Hi,
I’m trying to parse plain text durations like 5 minutes
into structured data e.g., the integer 300
representing the number seconds for the string “5 minutes”. This can get complicated as there are various forms like 5 mins
or 5mins.
, 5M
etc.
Also, it needs to handle ranges and fractions like 1 hour to 1 1/2 hours
. In this case, I only need to pick one value from the range so I’m taking the larger value. E.g., for this example, I should get back the integer 5400
representing 1.5 hours, in seconds.
In my research as I tried to figure out a way to do this, I stumbled across parsecs and NimbleParsec.
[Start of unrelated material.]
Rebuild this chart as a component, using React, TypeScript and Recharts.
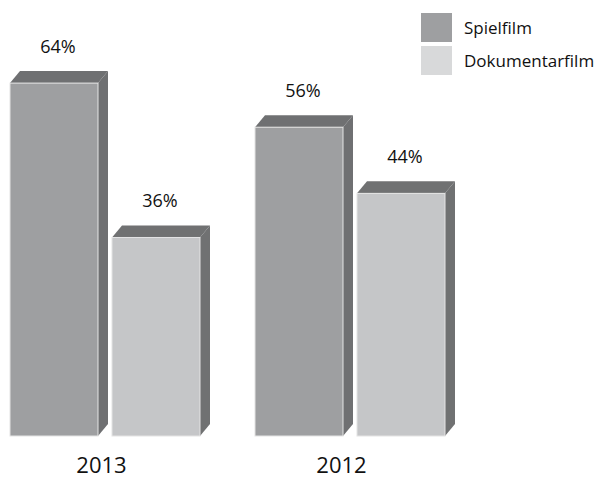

Here’s my first attempt:
defmodule DurationParser do
import NimbleParsec
approx =
choice([
string("about"),
string("up to")
])
fraction =
integer(min: 1)
|> ignore(string("/"))
|> integer(min: 1)
|> reduce(:to_fraction)
|> tag(:fraction)
minute =
choice([
string("minutes"),
string("minute"),
string("mins"),
string("min"),
string("m"),
string("M")
])
|> optional(ignore(string(".")))
|> unwrap_and_tag(:minutes)
hour =
choice([
string("hours"),
string("hour"),
string("H")
])
|> optional(ignore(string(".")))
|> unwrap_and_tag(:hours)
duration =
optional(ignore(approx))
|> optional(ignore(string(" ")))
|> integer(min: 1)
|> optional(ignore(string(" ")))
|> optional(fraction)
|> tag(:quantity)
|> optional(ignore(string(" ")))
|> choice([
minute,
hour
])
|> reduce(:to_duration)
|> tag(:duration)
range =
choice([
string("-"),
string("to")
])
defparsec(
:do_parse,
duration
|> optional(ignore(repeat(string(" "))))
|> optional(repeat(duration))
|> optional(ignore(range))
|> optional(duration)
|> optional(repeat(duration))
|> eos()
)
def parse(str) do
with {:ok, rest, _args, _context, _line, _offset} <- do_parse(str) do
{:ok, unwrap_duration(rest)}
end
end
defp unwrap_duration({:duration, [duration]}), do: duration
defp unwrap_duration(duration) when is_list(duration) do
duration
|> List.last()
|> unwrap_duration
end
defp to_fraction([numerator, denominator]) do
numerator / denominator
end
defp to_duration(quantity: [quantity], hours: _) do
quantity * 60 * 60
end
defp to_duration(quantity: [quantity], minutes: _) do
quantity * 60
end
defp to_duration(quantity: [quantity, {:fraction, [fraction]}], hours: _) do
(quantity + fraction) * 60 * 60
end
defp to_duration(quantity: [quantity, {:fraction, [fraction]}], seconds: _) do
(quantity + fraction) * 60
end
end
Currently, it passes these test cases:
defmodule DurationParserTest do
use ExUnit.Case, async: true
test "1 hour" do
str = "1 hour"
assert {:ok, 60*60} == DurationParser.parse(str)
end
test "2 hours" do
str = "2 hours"
assert {:ok, 2*60*60} == DurationParser.parse(str)
end
test "1 minute" do
str = "1 minute"
assert {:ok, 60} == DurationParser.parse(str)
end
test "15 minutes" do
str = "15 minutes"
assert {:ok, 15*60} == DurationParser.parse(str)
end
test "1 1/2 hours" do
str = "1 1/2 hours"
assert {:ok, 1.5*60*60} == DurationParser.parse(str)
end
test "about 20 mins." do
str = "about 20 mins."
assert {:ok, 20*60} == DurationParser.parse(str)
end
test "up to 2 1/2 hours" do
str = "up to 2 1/2 hours"
assert {:ok, 2.5*60*60} == DurationParser.parse(str)
end
test "1 hour to 1 1/2 hours" do
str = "1 hour to 1 1/2 hours"
assert {:ok, 1.5*60*60} == DurationParser.parse(str)
end
test "40 minutes to 1 hour" do
str = "40 minutes to 1 hour"
assert {:ok, 60*60} == DurationParser.parse(str)
end
end
That said… it feels pretty inelegant. What are some ways I can make this better?
In particular, some rough edges I see:
- I don’t know if my use of variables makes sense or if I should break those into a helper module for reusability/composability.
- the handoff of parse to do_parse
- how i’m reducing the entire parsing to a single integer using reduce and do_parse seems like it’s the wrong way to go about that
- listing literal minute/hour matches seems brittle (e.g., it’s not case insensitive so it will fail on “Minutes”)
- pattern matching on the tags to further parse data
Said differently… what’s the idiomatic approach for using defparsec
but returning a single value that isn’t related to how the data is being parsed.